Incinerator: A question of ‘needs must’

Incinerator: A question of ‘needs must’

That uncertainty will be shared by many ordinary Islanders, whose understanding of the facility now to be built will be based on information that has often been sketchy, very technical or both.

We can all, however, grasp several key facts about the new plant with ease. In spite of its energy-generating capacities, it will be an incinerator in all but name. It will be vast, its highest point overtopping South Hill. It will also be the most costly capital project that the Island’s public sector has ever funded.

And the plant’s site on the reclaimed land at La Collette is another controversial issue.
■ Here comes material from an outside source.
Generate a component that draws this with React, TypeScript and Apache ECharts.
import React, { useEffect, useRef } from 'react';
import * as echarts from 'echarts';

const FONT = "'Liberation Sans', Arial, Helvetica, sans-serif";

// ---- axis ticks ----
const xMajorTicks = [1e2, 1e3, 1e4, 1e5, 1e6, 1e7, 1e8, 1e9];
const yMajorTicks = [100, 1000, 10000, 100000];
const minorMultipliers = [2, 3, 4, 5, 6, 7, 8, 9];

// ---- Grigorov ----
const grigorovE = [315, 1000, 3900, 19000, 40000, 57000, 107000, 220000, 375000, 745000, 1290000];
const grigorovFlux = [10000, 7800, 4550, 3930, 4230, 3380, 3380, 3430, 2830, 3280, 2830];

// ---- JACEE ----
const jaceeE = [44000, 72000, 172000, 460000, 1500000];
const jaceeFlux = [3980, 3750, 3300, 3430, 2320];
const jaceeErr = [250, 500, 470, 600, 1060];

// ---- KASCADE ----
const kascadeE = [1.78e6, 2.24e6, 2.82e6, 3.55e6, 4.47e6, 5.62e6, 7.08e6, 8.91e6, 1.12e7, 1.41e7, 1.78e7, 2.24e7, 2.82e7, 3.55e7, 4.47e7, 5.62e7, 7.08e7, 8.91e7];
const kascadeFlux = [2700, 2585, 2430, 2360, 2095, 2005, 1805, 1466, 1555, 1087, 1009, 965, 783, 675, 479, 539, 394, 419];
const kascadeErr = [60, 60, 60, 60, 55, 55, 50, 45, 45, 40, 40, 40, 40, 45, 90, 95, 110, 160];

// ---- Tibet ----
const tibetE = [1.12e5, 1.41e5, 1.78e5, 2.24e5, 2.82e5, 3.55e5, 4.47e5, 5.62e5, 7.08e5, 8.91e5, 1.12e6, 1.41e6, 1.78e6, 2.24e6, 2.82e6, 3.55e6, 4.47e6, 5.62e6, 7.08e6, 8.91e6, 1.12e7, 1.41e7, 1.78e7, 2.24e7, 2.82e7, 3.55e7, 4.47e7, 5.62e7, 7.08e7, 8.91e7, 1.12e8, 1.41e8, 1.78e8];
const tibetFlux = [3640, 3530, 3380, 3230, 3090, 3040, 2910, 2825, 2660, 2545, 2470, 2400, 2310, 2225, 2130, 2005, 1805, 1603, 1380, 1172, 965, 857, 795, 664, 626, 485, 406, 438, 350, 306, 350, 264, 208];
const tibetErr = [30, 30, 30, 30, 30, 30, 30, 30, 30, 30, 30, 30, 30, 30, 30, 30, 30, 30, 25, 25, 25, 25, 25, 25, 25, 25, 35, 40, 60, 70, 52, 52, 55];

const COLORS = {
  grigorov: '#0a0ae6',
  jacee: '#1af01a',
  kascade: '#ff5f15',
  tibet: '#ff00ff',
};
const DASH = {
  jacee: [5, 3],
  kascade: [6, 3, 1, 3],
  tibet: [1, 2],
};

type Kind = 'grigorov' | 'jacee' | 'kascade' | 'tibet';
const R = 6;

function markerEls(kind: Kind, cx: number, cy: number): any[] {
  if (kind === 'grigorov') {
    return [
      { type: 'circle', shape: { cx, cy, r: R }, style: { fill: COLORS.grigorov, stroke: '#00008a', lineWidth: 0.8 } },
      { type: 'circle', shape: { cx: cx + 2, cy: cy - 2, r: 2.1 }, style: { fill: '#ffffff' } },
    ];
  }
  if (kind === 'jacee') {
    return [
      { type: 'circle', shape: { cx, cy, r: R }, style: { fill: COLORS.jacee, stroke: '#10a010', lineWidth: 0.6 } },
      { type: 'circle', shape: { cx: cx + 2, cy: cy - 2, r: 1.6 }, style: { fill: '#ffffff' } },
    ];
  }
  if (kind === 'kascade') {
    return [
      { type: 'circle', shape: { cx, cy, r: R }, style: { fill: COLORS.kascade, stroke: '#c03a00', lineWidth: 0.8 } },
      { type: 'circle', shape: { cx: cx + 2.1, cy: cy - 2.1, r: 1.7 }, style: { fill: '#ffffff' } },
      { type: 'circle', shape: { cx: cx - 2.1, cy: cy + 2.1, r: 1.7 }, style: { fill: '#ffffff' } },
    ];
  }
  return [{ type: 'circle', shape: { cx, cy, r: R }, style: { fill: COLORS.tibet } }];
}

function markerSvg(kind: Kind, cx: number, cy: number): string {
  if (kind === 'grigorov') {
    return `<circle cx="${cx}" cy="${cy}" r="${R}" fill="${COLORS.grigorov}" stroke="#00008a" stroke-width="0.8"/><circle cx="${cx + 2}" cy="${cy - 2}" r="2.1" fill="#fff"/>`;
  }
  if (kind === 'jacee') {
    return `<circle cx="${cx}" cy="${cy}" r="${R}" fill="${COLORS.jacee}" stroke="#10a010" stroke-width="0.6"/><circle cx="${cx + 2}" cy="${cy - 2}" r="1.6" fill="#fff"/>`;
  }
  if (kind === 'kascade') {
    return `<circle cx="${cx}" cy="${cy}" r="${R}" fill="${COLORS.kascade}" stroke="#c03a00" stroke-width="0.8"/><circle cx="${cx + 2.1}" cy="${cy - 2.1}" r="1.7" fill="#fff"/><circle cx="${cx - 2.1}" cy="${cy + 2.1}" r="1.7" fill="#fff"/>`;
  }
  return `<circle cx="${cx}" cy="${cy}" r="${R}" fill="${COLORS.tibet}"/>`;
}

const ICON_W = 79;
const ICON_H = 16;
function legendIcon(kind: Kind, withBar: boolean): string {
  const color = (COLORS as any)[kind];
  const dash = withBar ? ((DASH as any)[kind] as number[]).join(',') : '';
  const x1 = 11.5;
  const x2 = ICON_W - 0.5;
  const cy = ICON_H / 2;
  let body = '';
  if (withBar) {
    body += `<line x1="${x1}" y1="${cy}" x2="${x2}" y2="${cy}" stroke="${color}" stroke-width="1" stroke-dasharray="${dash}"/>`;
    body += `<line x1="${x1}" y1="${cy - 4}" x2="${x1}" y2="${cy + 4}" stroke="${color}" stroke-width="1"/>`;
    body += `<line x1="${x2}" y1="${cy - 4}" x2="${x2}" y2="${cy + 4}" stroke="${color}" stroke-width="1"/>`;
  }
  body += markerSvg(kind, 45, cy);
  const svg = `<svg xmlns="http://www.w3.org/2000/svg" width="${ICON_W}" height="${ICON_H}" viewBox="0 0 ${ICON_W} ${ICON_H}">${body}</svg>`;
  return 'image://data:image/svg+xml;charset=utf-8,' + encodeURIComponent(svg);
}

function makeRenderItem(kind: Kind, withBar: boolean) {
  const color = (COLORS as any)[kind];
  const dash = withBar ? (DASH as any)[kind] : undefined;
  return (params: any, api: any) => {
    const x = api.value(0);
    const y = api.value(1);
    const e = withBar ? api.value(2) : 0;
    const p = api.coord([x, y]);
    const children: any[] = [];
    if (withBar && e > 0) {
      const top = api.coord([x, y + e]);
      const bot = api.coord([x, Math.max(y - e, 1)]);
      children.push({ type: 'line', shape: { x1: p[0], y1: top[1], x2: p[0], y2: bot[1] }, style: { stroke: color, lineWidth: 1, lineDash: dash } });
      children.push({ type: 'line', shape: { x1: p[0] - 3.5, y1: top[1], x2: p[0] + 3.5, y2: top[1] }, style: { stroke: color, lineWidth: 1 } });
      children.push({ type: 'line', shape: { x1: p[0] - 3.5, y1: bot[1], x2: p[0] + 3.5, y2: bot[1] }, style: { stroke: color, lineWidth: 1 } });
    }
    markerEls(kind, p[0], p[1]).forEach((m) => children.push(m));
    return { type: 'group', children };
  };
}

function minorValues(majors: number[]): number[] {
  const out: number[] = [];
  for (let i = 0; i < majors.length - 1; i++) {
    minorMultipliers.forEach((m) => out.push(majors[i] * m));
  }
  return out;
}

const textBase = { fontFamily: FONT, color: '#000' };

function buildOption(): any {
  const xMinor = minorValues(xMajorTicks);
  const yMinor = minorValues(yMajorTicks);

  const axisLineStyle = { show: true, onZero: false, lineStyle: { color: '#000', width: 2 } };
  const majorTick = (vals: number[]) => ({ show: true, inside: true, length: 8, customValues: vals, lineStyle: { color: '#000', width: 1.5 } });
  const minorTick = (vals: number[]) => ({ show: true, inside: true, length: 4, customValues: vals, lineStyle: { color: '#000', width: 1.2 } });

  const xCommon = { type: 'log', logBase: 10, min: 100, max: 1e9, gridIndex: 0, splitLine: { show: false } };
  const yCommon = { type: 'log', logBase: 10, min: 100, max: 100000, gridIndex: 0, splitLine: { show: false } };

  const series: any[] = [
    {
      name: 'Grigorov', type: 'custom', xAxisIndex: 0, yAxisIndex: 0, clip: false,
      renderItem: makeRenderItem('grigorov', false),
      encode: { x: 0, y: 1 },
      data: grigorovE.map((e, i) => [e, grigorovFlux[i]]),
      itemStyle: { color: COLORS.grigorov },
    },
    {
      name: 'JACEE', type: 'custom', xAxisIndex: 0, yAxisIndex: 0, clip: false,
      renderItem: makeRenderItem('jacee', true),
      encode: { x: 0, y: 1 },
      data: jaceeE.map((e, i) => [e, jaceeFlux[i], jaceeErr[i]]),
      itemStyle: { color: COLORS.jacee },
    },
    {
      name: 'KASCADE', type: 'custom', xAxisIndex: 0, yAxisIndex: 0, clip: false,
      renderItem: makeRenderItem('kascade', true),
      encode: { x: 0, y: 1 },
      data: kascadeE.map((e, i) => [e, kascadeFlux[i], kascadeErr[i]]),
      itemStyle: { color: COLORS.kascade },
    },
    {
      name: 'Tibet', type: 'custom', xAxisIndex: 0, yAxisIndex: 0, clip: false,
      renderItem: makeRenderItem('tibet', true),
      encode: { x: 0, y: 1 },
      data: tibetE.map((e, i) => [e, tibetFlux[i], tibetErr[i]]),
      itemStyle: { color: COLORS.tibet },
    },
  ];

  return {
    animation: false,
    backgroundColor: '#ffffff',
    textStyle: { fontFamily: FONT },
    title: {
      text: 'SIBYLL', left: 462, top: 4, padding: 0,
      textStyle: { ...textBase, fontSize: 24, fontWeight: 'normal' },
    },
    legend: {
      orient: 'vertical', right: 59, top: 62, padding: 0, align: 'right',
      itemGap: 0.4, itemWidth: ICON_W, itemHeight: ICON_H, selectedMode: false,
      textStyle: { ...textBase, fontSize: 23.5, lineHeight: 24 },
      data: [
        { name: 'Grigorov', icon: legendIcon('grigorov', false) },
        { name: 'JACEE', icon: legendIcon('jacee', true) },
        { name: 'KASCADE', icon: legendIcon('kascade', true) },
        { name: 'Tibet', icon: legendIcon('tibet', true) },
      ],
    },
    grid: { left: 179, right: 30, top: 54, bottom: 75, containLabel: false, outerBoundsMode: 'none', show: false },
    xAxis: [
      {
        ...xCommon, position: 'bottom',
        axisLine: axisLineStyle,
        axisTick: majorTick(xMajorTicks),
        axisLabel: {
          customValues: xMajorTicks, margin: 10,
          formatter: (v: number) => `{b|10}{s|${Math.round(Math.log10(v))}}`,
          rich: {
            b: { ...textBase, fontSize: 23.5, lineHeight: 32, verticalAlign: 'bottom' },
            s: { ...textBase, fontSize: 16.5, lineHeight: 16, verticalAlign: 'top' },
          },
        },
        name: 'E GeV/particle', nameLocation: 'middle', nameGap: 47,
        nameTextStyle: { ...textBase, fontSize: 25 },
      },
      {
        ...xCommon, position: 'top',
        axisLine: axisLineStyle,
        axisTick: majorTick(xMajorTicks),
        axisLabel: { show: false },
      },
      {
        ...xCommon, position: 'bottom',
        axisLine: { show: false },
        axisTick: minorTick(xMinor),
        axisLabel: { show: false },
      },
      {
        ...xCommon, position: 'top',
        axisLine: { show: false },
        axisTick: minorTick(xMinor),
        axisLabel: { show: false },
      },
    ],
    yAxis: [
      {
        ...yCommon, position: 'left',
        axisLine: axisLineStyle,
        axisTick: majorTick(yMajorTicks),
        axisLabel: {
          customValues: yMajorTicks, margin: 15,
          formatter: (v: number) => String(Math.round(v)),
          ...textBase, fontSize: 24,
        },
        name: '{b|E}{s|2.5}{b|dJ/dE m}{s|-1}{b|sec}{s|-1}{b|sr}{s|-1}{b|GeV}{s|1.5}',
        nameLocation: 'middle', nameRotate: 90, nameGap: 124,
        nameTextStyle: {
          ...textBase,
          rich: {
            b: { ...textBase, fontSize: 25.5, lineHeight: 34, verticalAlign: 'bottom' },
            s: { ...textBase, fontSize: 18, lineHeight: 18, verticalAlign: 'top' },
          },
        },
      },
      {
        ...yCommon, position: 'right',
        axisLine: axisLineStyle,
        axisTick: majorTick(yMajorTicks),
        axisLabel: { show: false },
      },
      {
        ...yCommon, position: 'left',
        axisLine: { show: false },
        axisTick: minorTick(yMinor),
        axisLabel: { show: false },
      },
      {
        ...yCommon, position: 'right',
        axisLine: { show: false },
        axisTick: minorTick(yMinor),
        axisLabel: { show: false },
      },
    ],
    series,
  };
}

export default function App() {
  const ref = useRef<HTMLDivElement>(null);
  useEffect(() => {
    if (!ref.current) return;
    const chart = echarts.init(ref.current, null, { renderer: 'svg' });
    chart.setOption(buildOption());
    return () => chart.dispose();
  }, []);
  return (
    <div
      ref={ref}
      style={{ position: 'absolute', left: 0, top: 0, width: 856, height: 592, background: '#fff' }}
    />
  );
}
The residents of the Havre des Pas will now have to get used to the idea that they will have to take their turn as the recipients of chimney fumes that for many years blighted the Bellozanne area.
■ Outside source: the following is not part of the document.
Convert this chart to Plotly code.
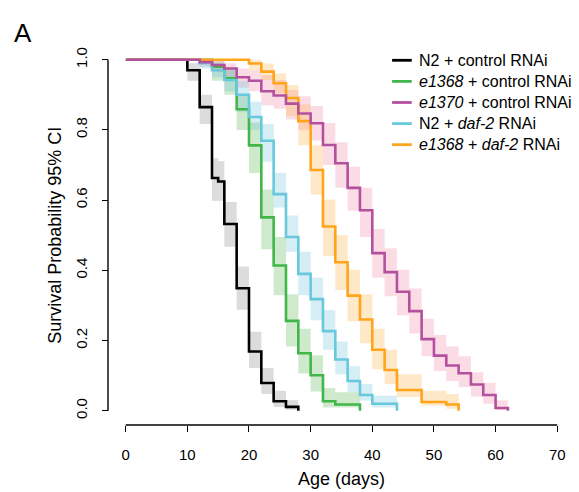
import plotly.graph_objects as go

# ---------------- data ----------------
# N2 + control RNAi
n2c_t = [0, 10, 12, 14, 15, 16, 18, 20, 22, 24, 26, 28]
n2c_s = [1.0, 0.970, 0.865, 0.663, 0.653, 0.532, 0.349, 0.169, 0.079, 0.027, 0.011, 0.0]
n2c_lo = [0.940, 0.817, 0.598, 0.598, 0.467, 0.288, 0.122, 0.048, 0.011, 0.003]
n2c_hi = [0.990, 0.900, 0.719, 0.711, 0.595, 0.411, 0.225, 0.122, 0.057, 0.030]

# e1368 + control RNAi
e68c_t = [0, 14, 16, 18, 20, 22, 24, 26, 28, 30, 32, 34, 38]
e68c_s = [1.0, 0.980, 0.947, 0.859, 0.756, 0.551, 0.414, 0.256, 0.164, 0.101, 0.027, 0.018, 0.0]
e68c_lo = [0.940, 0.900, 0.800, 0.677, 0.460, 0.329, 0.183, 0.106, 0.055, 0.009, 0.009]
e68c_hi = [0.995, 0.975, 0.900, 0.821, 0.630, 0.495, 0.332, 0.234, 0.158, 0.065, 0.053]

# e1370 + control RNAi
e70c_t = [0, 12, 14, 16, 18, 20, 22, 24, 26, 28, 30, 32, 34, 36, 38, 40, 42, 44, 46, 48,
          50, 52, 54, 56, 58, 60, 62]
e70c_s = [1.0, 0.993, 0.985, 0.975, 0.950, 0.940, 0.910, 0.898, 0.875, 0.847, 0.819, 0.757,
          0.705, 0.635, 0.571, 0.449, 0.395, 0.339, 0.284, 0.204, 0.157, 0.129, 0.107, 0.075,
          0.045, 0.008, 0.0]
e70c_lo = [0.980, 0.965, 0.950, 0.920, 0.910, 0.870, 0.860, 0.830, 0.800, 0.770, 0.700,
           0.635, 0.570, 0.495, 0.379, 0.326, 0.272, 0.220, 0.155, 0.113, 0.085, 0.067,
           0.040, 0.020, 0.002]
e70c_hi = [1.0, 0.998, 0.990, 0.975, 0.970, 0.956, 0.942, 0.914, 0.896, 0.868, 0.820,
           0.765, 0.695, 0.635, 0.518, 0.463, 0.402, 0.348, 0.262, 0.216, 0.183, 0.155,
           0.110, 0.080, 0.030]

# N2 + daf-2 RNAi
n2d_t = [0, 12, 14, 16, 18, 20, 22, 24, 26, 28, 30, 32, 34, 36, 38, 40, 44]
n2d_s = [1.0, 0.990, 0.970, 0.942, 0.900, 0.837, 0.769, 0.617, 0.495, 0.390, 0.318, 0.227,
         0.146, 0.085, 0.045, 0.020, 0.0]
n2d_lo = [0.975, 0.950, 0.910, 0.850, 0.800, 0.709, 0.579, 0.453, 0.329, 0.258, 0.174,
          0.104, 0.053, 0.029, 0.009]
n2d_hi = [1.0, 0.990, 0.970, 0.940, 0.880, 0.817, 0.677, 0.556, 0.453, 0.379, 0.286,
          0.197, 0.127, 0.076, 0.043]

# e1368 + daf-2 RNAi
e68d_t = [0, 20, 22, 24, 26, 28, 30, 32, 34, 36, 38, 40, 42, 44, 48, 52, 54]
e68d_s = [1.0, 0.989, 0.966, 0.933, 0.891, 0.825, 0.686, 0.525, 0.423, 0.328, 0.260, 0.174,
          0.116, 0.059, 0.025, 0.018, 0.0]
e68d_lo = [0.970, 0.942, 0.905, 0.840, 0.756, 0.616, 0.441, 0.344, 0.255, 0.192, 0.118,
           0.076, 0.039, 0.015, 0.006]
e68d_hi = [1.0, 0.989, 0.961, 0.928, 0.873, 0.756, 0.602, 0.500, 0.402, 0.332, 0.234,
           0.174, 0.104, 0.057, 0.048]

names = ["N2 + control RNAi", "<i>e1368</i> + control RNAi", "<i>e1370</i> + control RNAi",
         "N2 + <i>daf-2</i> RNAi", "<i>e1368</i> + <i>daf-2</i> RNAi"]

x_ticks = [0, 10, 20, 30, 40, 50, 60, 70]
y_ticks = [0.0, 0.2, 0.4, 0.6, 0.8, 1.0]
y_ticktext = ["0.0", "0.2", "0.4", "0.6", "0.8", "1.0"]

# ---------------- styling ----------------
line_colors = ["#000000", "#41B649", "#B4519F", "#68C9DC", "#FFA41B"]
fill_colors = ["rgba(140,140,140,0.30)", "rgba(70,170,60,0.26)", "rgba(240,120,155,0.26)",
               "rgba(100,190,215,0.27)", "rgba(255,165,40,0.26)"]

groups = [
    (n2c_t, n2c_s, n2c_lo, n2c_hi),
    (e68c_t, e68c_s, e68c_lo, e68c_hi),
    (e70c_t, e70c_s, e70c_lo, e70c_hi),
    (n2d_t, n2d_s, n2d_lo, n2d_hi),
    (e68d_t, e68d_s, e68d_lo, e68d_hi),
]


def boxes(t, lo, hi):
    xs, ys = [], []
    for i in range(len(lo)):
        x0, x1 = t[i + 1], t[i + 2]
        xs += [x0, x1, x1, x0, x0, None]
        ys += [lo[i], lo[i], hi[i], hi[i], lo[i], None]
    return xs, ys


fig = go.Figure()
for k, (t, s, lo, hi) in enumerate(groups):
    bx, by = boxes(t, lo, hi)
    fig.add_trace(go.Scatter(x=bx, y=by, mode="lines", fill="toself",
                             fillcolor=fill_colors[k], line=dict(width=0),
                             showlegend=False, hoverinfo="skip"))

draw_order = [0, 1, 3, 4, 2]
for k in draw_order:
    t, s, lo, hi = groups[k]
    fig.add_trace(go.Scatter(x=t, y=s, mode="lines", line_shape="hv",
                             line=dict(color=line_colors[k], width=2.6),
                             name=names[k], showlegend=False))

# ---------------- layout geometry (pixels) ----------------
W, H = 579, 492
ML, MR, MT, MB = 108, 0, 0, 67
pw, ph = W - ML - MR, H - MT - MB
x0_px, x70_px = 126, 565          # pixels of day 0 and day 70
y0_px, y1_px = 410.5, 52.7        # pixels of survival 0 and 1
ypad = 0.012
ppu = y0_px - y1_px
ybot_px = y0_px + ypad * ppu
ytop_px = y1_px - ypad * ppu


def px_x(p):
    return (p - ML) / pw


def px_y(p):
    return (H - MB - p) / ph


x_dom = [px_x(x0_px), px_x(x70_px)]
y_dom = [px_y(ybot_px), px_y(ytop_px)]

font = "Liberation Sans, Arial, Helvetica, sans-serif"

fig.update_layout(
    width=W, height=H,
    margin=dict(l=ML, r=MR, t=MT, b=MB),
    paper_bgcolor="white", plot_bgcolor="white",
    font=dict(family=font, color="black", size=15),
    xaxis=dict(domain=x_dom, range=[0, 70], anchor="free", position=0,
               tickvals=x_ticks, ticks="outside", ticklen=6, tickwidth=1.4,
               tickcolor="black", showline=False, showgrid=False, zeroline=False,
               ticklabelstandoff=10, tickfont=dict(size=15),
               title=dict(text="Age (days)", font=dict(size=18), standoff=10)),
    yaxis=dict(domain=y_dom, range=[-ypad, 1 + ypad], anchor="free", position=0,
               tickvals=y_ticks, ticktext=y_ticktext,
               ticks="outside", ticklen=6, tickwidth=1.4, tickcolor="black",
               tickangle=-90, showline=False, showgrid=False, zeroline=False,
               ticklabelstandoff=9, tickfont=dict(size=15),
               title=dict(text="Survival Probability 95% CI", font=dict(size=18), standoff=5)),
    showlegend=False,
)

# axis lines in R style (span only the tick range)
fig.add_shape(type="line", xref="paper", yref="paper", x0=0, x1=0,
              y0=px_y(y0_px), y1=px_y(y1_px), line=dict(color="black", width=1.4))
fig.add_shape(type="line", xref="paper", yref="paper", x0=x_dom[0], x1=x_dom[1], y0=0, y1=0,
              line=dict(color="black", width=1.4))

# legend drawn as key lines + text
leg_y = [53.3, 74.8, 96.3, 117.8, 139.3]
for k in range(5):
    fig.add_shape(type="line", xref="paper", yref="paper", x0=px_x(397), x1=px_x(417),
                  y0=px_y(leg_y[k]), y1=px_y(leg_y[k]),
                  line=dict(color=line_colors[k], width=2.8))
    fig.add_annotation(text=names[k], xref="paper", yref="paper", x=px_x(422),
                       y=px_y(leg_y[k]), showarrow=False, font=dict(size=16),
                       xanchor="left", yanchor="middle")

fig.add_annotation(text="A", xref="paper", yref="paper", x=px_x(22),
                   y=px_y(25), showarrow=False, font=dict(size=26),
                   xanchor="center", yanchor="middle")

fig.write_html("out.html", config={"displayModeBar": False},
               post_script="document.body.style.margin='0px';document.body.style.padding='0px';")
Cynics might also say that in future anyone arriving at St Helier by sea will be able to choose between focusing on La Collette chimney, the tower blocks at Le Squez or the mass of the new incinerator as they form their first impressions of the Island.

With such a battery of counter arguments at the disposal of those who oppose the incinerator plan – not to mention other arguments based on the feasibility and desirability of recycling initiatives – the final decision reached by Members might seem perverse. But there was another aspect of the debate that a majority clearly felt that they could not ignore. In essence, we have painted ourselves into a waste disposal corner and means for escaping this predicament are limited.

We are told that the present incinerator is on its last legs – no doubt because it should have been replaced long ago – and that the prospect of rubbish piling up with nowhere to go is as real as it is alarming. We are also told that because time is such an issue, the introduction of recycling that could limit the scale of any new incinerator is not a realistic option.

With all this in mind, the majority of Members who carried the day in favour of the new plant might well have concluded that, ultimately, it was a question not of what the Island wants but what it must have.